## The exercise
Copy the lines of the data below exactly, starting at the first and stopping after the line that contains "import plotly.graph_objects as go"; include no pictures.

******************************

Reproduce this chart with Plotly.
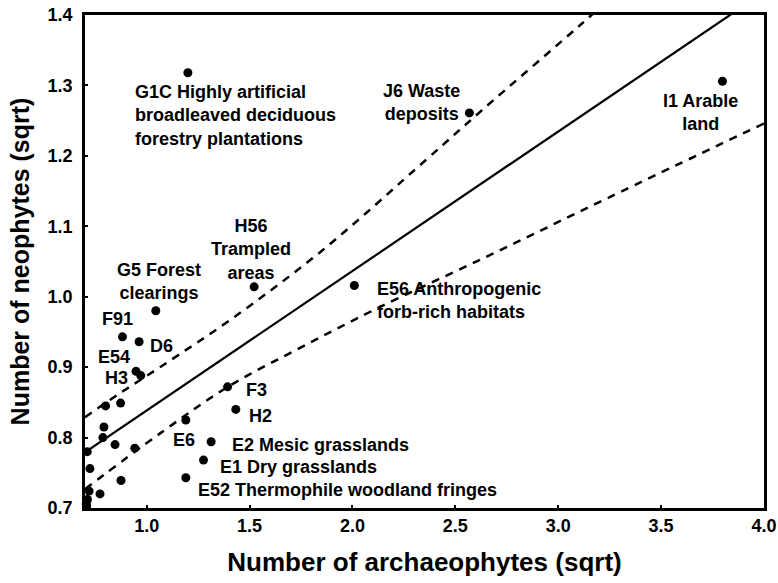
import plotly.graph_objects as go

# Habitat points (sqrt archaeophytes, sqrt neophytes)
arch = [1.200, 2.568, 3.798, 1.522, 2.009, 1.044, 0.882, 0.963, 0.948, 0.971,
        1.393, 1.433, 0.873, 0.800, 1.190, 0.792, 0.787, 1.313, 0.846, 0.942,
        0.711, 1.276, 0.724, 1.190, 0.875, 0.773, 0.720, 0.712, 0.706, 0.708]
neo = [1.318, 1.261, 1.306, 1.014, 1.016, 0.980, 0.943, 0.936, 0.894, 0.888,
       0.872, 0.840, 0.849, 0.845, 0.825, 0.815, 0.800, 0.794, 0.790, 0.785,
       0.780, 0.768, 0.756, 0.743, 0.739, 0.720, 0.724, 0.712, 0.706, 0.703]

# Regression line and confidence band
fit_x = [0.70, 3.84]
fit_y = [0.779, 1.401]
upper_x = [0.70, 0.87, 1.07, 1.41, 1.85, 2.36, 2.63, 3.10, 3.20]
upper_y = [0.829, 0.863, 0.901, 0.968, 1.065, 1.195, 1.265, 1.384, 1.410]
lower_x = [0.70, 1.07, 1.40, 1.75, 2.11, 2.66, 3.24, 4.00]
lower_y = [0.727, 0.807, 0.873, 0.928, 0.982, 1.058, 1.140, 1.246]

# Point labels: text, x, y, anchor
label_text = ["G1C Highly artificial<br>broadleaved deciduous<br>forestry plantations",
              "J6 Waste<br>deposits", "I1 Arable<br>land", "H56<br>Trampled<br>areas",
              "G5 Forest<br>clearings", "F91", "D6", "E54", "H3",
              "E56 Anthropogenic<br>forb-rich habitats", "F3", "H2", "E6",
              "E2 Mesic grasslands", "E1 Dry grasslands",
              "E52 Thermophile woodland fringes"]
label_x = [0.932, 2.334, 3.692, 1.506, 1.058, 0.859, 1.006, 0.839, 0.854,
           2.107, 1.471, 1.487, 1.117, 1.406, 1.344, 1.239]
label_y = [1.257, 1.276, 1.262, 1.067, 1.021, 0.969, 0.930, 0.914, 0.885,
           0.995, 0.867, 0.831, 0.796, 0.790, 0.758, 0.725]
label_anchor = ["left", "center", "center", "center", "center", "center", "left",
                "center", "center", "left", "left", "left", "left", "left",
                "left", "left"]

x_ticks = [1.0, 1.5, 2.0, 2.5, 3.0, 3.5, 4.0]
y_ticks = [0.7, 0.8, 0.9, 1.0, 1.1, 1.2, 1.3, 1.4]

FONT = "Liberation Sans, Arial, Helvetica, sans-serif"

fig = go.Figure()
fig.add_trace(go.Scatter(x=upper_x, y=upper_y, mode="lines", line_shape="spline",
                         line=dict(color="black", width=2.5, dash="8px,7px"),
                         showlegend=False, hoverinfo="skip"))
fig.add_trace(go.Scatter(x=lower_x, y=lower_y, mode="lines", line_shape="spline",
                         line=dict(color="black", width=2.5, dash="8px,7px"),
                         showlegend=False, hoverinfo="skip"))
fig.add_trace(go.Scatter(x=fit_x, y=fit_y, mode="lines",
                         line=dict(color="black", width=2.2),
                         showlegend=False, hoverinfo="skip"))
fig.add_trace(go.Scatter(x=arch, y=neo, mode="markers", cliponaxis=False,
                         marker=dict(color="black", size=9),
                         showlegend=False))

for t, x, y, a in zip(label_text, label_x, label_y, label_anchor):
    fig.add_annotation(x=x, y=y, xref="x", yref="y", text=t, showarrow=False,
                       xanchor=a, yanchor="middle", align=a,
                       font=dict(family=FONT, size=18, color="black", weight="bold"))

axis_common = dict(showline=True, linecolor="black", linewidth=2.5, mirror=True,
                   showgrid=False, zeroline=False, ticks="inside", ticklen=3,
                   tickwidth=2, tickcolor="black", automargin=False,
                   ticklabeloverflow="allow",
                   tickfont=dict(family=FONT, size=18, color="black", weight="bold"))

fig.update_xaxes(range=[0.7, 4.0], tickvals=x_ticks, tickformat=".1f",
                 title=dict(text="Number of archaeophytes (sqrt)", standoff=18,
                            font=dict(family=FONT, size=26, color="black", weight="bold")),
                 **axis_common)
fig.update_yaxes(range=[0.7, 1.4], tickvals=y_ticks, tickformat=".1f",
                 ticklabelstandoff=6,
                 title=dict(text="Number of neophytes (sqrt)", standoff=11,
                            font=dict(family=FONT, size=25, color="black", weight="bold")),
                 **axis_common)

fig.update_layout(width=778, height=583, margin=dict(l=85, r=14, t=15, b=75),
                  plot_bgcolor="white", paper_bgcolor="white")

fig.write_html("out.html", config={"displayModeBar": False},
               post_script="document.body.style.margin='0';document.body.style.overflow='hidden';")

******************************

## Problem solution
Reproduce this chart with Plotly.
import plotly.graph_objects as go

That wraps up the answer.